Rule #1 – Ideas can come from anywhere. Attendees are there for a reason, because they can add value–knowledge, expertise, or stakeholder value.
Rule #2 – Act on facts, research hunches. Force participants to back up their statements with reliable evidence before making a play on their input. Slate hunches for background research.
Rule #3 – Stay focused on the agenda item at hand. Establish talking points ahead, set the agenda and guide people back when the conversation strays.
Example Agenda Outline: I. Introduction II. Statement of problem III. Ground rules IV. Problem Discussion – 15 minutes V. Solution Discussion – 30-45 minutes VI. Action Items
Facilitate Solution Discussion: 1. Open – Write down all ideas and all reliable evidence to support each idea 2. Narrow – Debate. Vet ideas for solvency and doability. 3. Close – Rank and prioritize the next best play.
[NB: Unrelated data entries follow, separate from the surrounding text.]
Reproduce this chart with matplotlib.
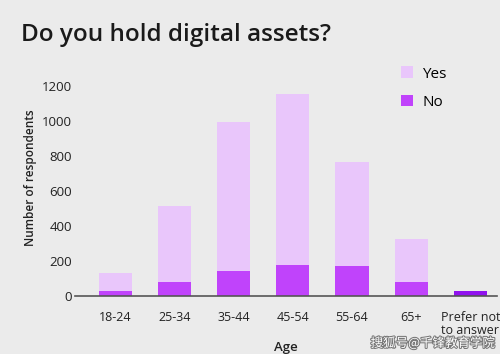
import matplotlib
matplotlib.use("Agg")
from matplotlib import pyplot as plt
from matplotlib import patheffects

ages = ["18-24", "25-34", "35-44", "45-54", "55-64", "65+", "Prefer not\nto answer"]
no_values = [29, 82, 143, 179, 173, 80, 30]
yes_values = [104, 432, 853, 973, 593, 247, 0]

bg = "#ebebeb"
yes_color = "#e9c6fb"
no_color = "#c043fb"
prefer_color = "#9012ee"

plt.rcParams['font.family'] = ['Open Sans', 'DejaVu Sans']

fig = plt.figure(figsize=(5, 3.54), dpi=100, facecolor=bg)
ax = fig.add_axes([0.15, 0.164, 0.844, 0.667], facecolor=bg)

x = list(range(len(ages)))
bar_colors = [no_color] * (len(ages) - 1) + [prefer_color]
ax.bar(x, no_values, width=0.56, color=bar_colors, label="No")
ax.bar(x, yes_values, width=0.56, bottom=no_values, color=yes_color, label="Yes")

ax.set_xlim(-0.68, 6.45)
ax.set_ylim(0, 1350)
ax.set_yticks([0, 200, 400, 600, 800, 1000, 1200])
ax.set_xticks(x)
ax.set_xticklabels(ages, fontsize=9, color="#222222", linespacing=0.95)
ax.tick_params(axis="y", length=0, pad=2, labelsize=9.5, labelcolor="#222222")
ax.tick_params(axis="x", length=0, pad=11)

for side in ["top", "right", "left"]:
    ax.spines[side].set_visible(False)
ax.spines["bottom"].set_color("#555555")
ax.spines["bottom"].set_linewidth(1.2)

ax.set_ylabel("Number of respondents", fontsize=8.5, fontweight="semibold", color="#222222", labelpad=4)
ax.set_xlabel("Age", fontsize=9.5, fontweight="semibold", color="#222222", labelpad=3)

handles, labels = ax.get_legend_handles_labels()
ax.legend(handles[::-1], labels[::-1], loc="upper left", bbox_to_anchor=(0.74, 1.03),
          frameon=False, fontsize=11, handlelength=0.8, handleheight=0.8,
          handletextpad=0.6, labelspacing=0.85)

fig.text(0.042, 0.885, "Do you hold digital assets?", fontsize=17.5, fontweight="semibold",
         color="#1a1a1a")

wm = fig.text(0.99, 0.02, "搜狐号@千锋教育学院", fontsize=9, color="white", ha="right",
              family=['Noto Sans CJK SC', 'DejaVu Sans'])
wm.set_path_effects([patheffects.withStroke(linewidth=1.5, foreground="#777777")])

plt.savefig("out.png", dpi=100, facecolor=bg)
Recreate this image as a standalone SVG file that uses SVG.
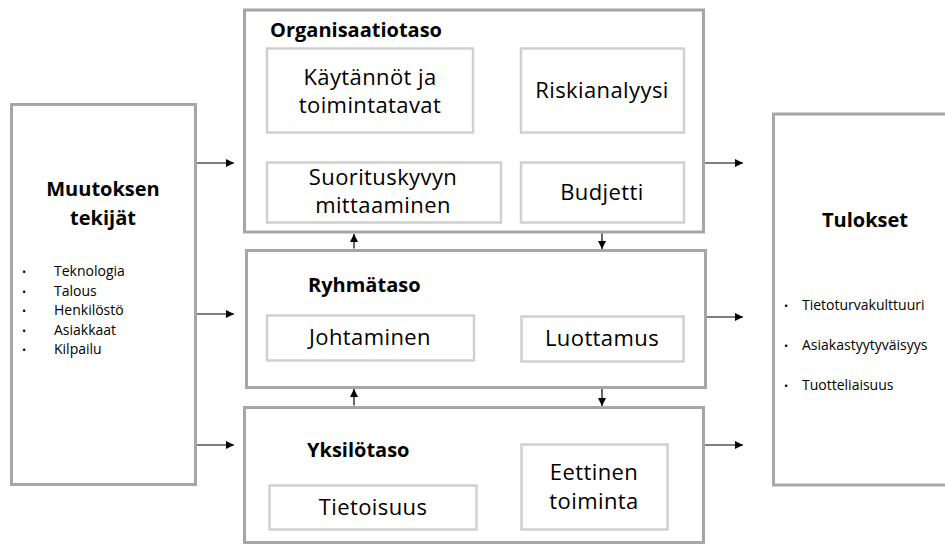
<svg xmlns="http://www.w3.org/2000/svg" width="945" height="545" viewBox="0 0 945 545">
<style>
.outer{fill:#fff;stroke:#a6a6a6;stroke-width:3}
.inner{fill:#fff;stroke:#d0d0d0;stroke-width:2.5}
text{font-family:"Open Sans","Noto Sans","Liberation Sans",sans-serif;fill:#000}
.h{font-weight:bold;font-size:20px}
.t{font-size:22px;letter-spacing:0.4px;text-anchor:middle}
.b{font-size:14px}
.d{font-size:11px}
.c{text-anchor:middle}
.conn line{stroke:#000;stroke-width:1.2;marker-end:url(#ah)}
</style>
<defs>
<marker id="ah" viewBox="0 0 10 10" refX="10" refY="5" markerWidth="8" markerHeight="8" markerUnits="userSpaceOnUse" orient="auto">
<path d="M0,0 L10,5 L0,10 z" fill="#000"/>
</marker>
</defs>
<rect width="945" height="545" fill="#fff"/>

<g id="muutoksen">
<rect class="outer" x="11.5" y="104.5" width="184" height="380"/>
<text class="h c" x="103" y="196" font-size="22">Muutoksen</text>
<text class="h c" x="103" y="225" font-size="22">tekijät</text>
<g class="d">
<text x="22" y="276">•</text>
<text x="22" y="295.5">•</text>
<text x="22" y="315">•</text>
<text x="22" y="334.5">•</text>
<text x="22" y="354">•</text>
</g>
<g class="b">
<text x="54" y="276">Teknologia</text>
<text x="54" y="295.5">Talous</text>
<text x="54" y="315">Henkilöstö</text>
<text x="54" y="334.5">Asiakkaat</text>
<text x="54" y="354">Kilpailu</text>
</g>
</g>

<g id="organisaatiotaso">
<rect class="outer" x="244.5" y="10" width="459" height="222"/>
<text class="h" x="270" y="37">Organisaatiotaso</text>
<g id="kaytannot">
<rect class="inner" x="267" y="48.5" width="206" height="84"/>
<text class="t" x="370" y="85">Käytännöt ja</text>
<text class="t" x="370" y="113">toimintatavat</text>
</g>
<g id="riskianalyysi">
<rect class="inner" x="521" y="48.5" width="163" height="84"/>
<text class="t" x="602" y="98">Riskianalyysi</text>
</g>
<g id="suorituskyky">
<rect class="inner" x="267" y="162.5" width="234" height="60"/>
<text class="t" x="383" y="185">Suorituskyvyn</text>
<text class="t" x="383" y="213">mittaaminen</text>
</g>
<g id="budjetti">
<rect class="inner" x="521" y="162.5" width="163" height="60"/>
<text class="t" x="602" y="200">Budjetti</text>
</g>
</g>

<g id="ryhmataso">
<rect class="outer" x="246.5" y="250.5" width="459" height="137"/>
<text class="h" x="308" y="292">Ryhmätaso</text>
<g id="johtaminen">
<rect class="inner" x="267" y="315.5" width="207" height="45"/>
<text class="t" x="370" y="345">Johtaminen</text>
</g>
<g id="luottamus">
<rect class="inner" x="521.5" y="316.5" width="162" height="45"/>
<text class="t" x="602" y="346">Luottamus</text>
</g>
</g>

<g id="yksilotaso">
<rect class="outer" x="244.5" y="407.5" width="459" height="135"/>
<text class="h" x="307" y="457">Yksilötaso</text>
<g id="tietoisuus">
<rect class="inner" x="269.5" y="485.5" width="207" height="44"/>
<text class="t" x="373" y="515">Tietoisuus</text>
</g>
<g id="eettinen">
<rect class="inner" x="521.5" y="444.5" width="146" height="85"/>
<text class="t" x="594" y="480">Eettinen</text>
<text class="t" x="594" y="509">toiminta</text>
</g>
</g>

<g id="tulokset">
<rect class="outer" x="773.5" y="114" width="175" height="371"/>
<text class="h c" x="865" y="227" font-size="21">Tulokset</text>
<g class="d">
<text x="784" y="310">•</text>
<text x="784" y="350">•</text>
<text x="784" y="390">•</text>
</g>
<g class="b">
<text x="802" y="310">Tietoturvakulttuuri</text>
<text x="802" y="350">Asiakastyytyväisyys</text>
<text x="802" y="390">Tuotteliaisuus</text>
</g>
</g>

<g class="conn">
<line x1="197" y1="163" x2="234" y2="163"/>
<line x1="197" y1="314" x2="234" y2="314"/>
<line x1="197" y1="445" x2="234" y2="445"/>
<line x1="705" y1="163" x2="743" y2="163"/>
<line x1="707" y1="317" x2="743" y2="317"/>
<line x1="705" y1="445" x2="743" y2="445"/>
<line x1="354" y1="248.5" x2="354" y2="234"/>
<line x1="602" y1="233.5" x2="602" y2="249"/>
<line x1="354" y1="405.5" x2="354" y2="389"/>
<line x1="602" y1="389" x2="602" y2="406"/>
</g>
</svg>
Rule #4 – No Distractions. Send a signal to side talkers by standing in between them. Invite participants to turn their phones back on after the meeting, no electronic note taking, checking emails etc. This means the meeting should be relevant and adding value to all invited. If that is not the case, invite them to engage in a more valuable activity. Really.
Rule #5 – Co-authored and unique to organizational culture. For example, no one bring a topic that seems to always come up and is not constructive in nature.
These are real challenges that could have derailed a critical, multi-year, enterprise project. We were able to navigate these and other obstacles successfully, and the key was governance.
First, what is a project? A project is a collection of tasks, involving multiple individuals, organized to delver well-defined products or outcomes (called “deliverables,” go figure) within a defined period of time.
Before managing a project, make sure it has a chance of succeeding. That means answering four questions:
What, when it is all said and done, is the point of the project?
Who in authority wants it to succeed?
Who has the authority to define success?
Who has the authority to make different kinds of decisions and resolve different kinds of issues, and to delegate that authority when the situation calls for it?
WHAT’S THE POINT?
The point of any government project is to deliver improvement of some kind – a different, better way of doing things. Expending time, effort and budget so everything stays exactly the same as it was before wastes time, effort and taxpayer money.
Government can improve in four ways – mitigate risk, add or improve existing services, reduce the cost of government without reducing service. There are other outcomes, or deliverables, but most of them contribute to the aforementioned big four.
Just because government improves doesn’t mean it does so for anyone working there; almost certainly it won’t improve for everyone working there. Even for executive management there are some winners and losers.
That’s OK. Not everyone needs to want the results. But SOMEONE should! Usually it happens one of these ways:
Someone has a bright idea…
Refines it until the description sounds worthwhile…
And pushes the resulting “business case” into the organization’s project approval process.
The approval process assesses whether the business case properly and credibly describes cost, benefits, relationship to organization strategy and so on…
And delivers a decision as to whether it’s approved or not.
Deciding a project is worthwhile isn’t the same as chartering a project that can succeed.To succeed, someone with the authority to make decisions – to provide more time, resources and budget – has to be committed to it.
Distinguishing between the individual who had the bright idea (champion) and an executive who wants it badly enough (sponsor) to commit to it is critical.
Every project should have a sponsor before it is assigned a project manager. Usually the CIO, champion, and project manager try to recruit one. Too often if they fail, the list the CIO as the sponsor the move forward toward near-certain disaster.
STEP BY STEP
To succeed, projects need:
It has to have a point (a business outcome that warrants the investment of time, staff, and resources.)
At least one executive has to personally want it enough to take risks on its behalf…
…and has the authority to commit time, budget and staff if they are needed.
…And the authority and willingness to decide when it’s finished.
All stakeholders have to agree about project governance – about WHO has the authority to make different DECISIONS about the project, and HOW they will make and communicate those decisions.
There are numerous approaches to governance, and they can all succeed. They can all fail, too, if they are not executed by the decision-makers.
This problem is magnified if business leaders fail to engage, viewing projects as “IT projects” because they have an IT component, and assume CIOs or project managers will handle of the details and decision making.
Examine your approach to governance to ensure that it is built around the right decision makers, organizational capabilities and organizational strategy by determining precisely who the decision rights are regarding the issues that must be addressed.
Persuade those with the decision rights of the importance of their role, the required time commitment, and the need to focus on the business process aspects of a project. Perform these actions, rather than letting leaders incorrectly assume they are “IT projects” by making certain these leaders truly understand that without their engagement, failure will result.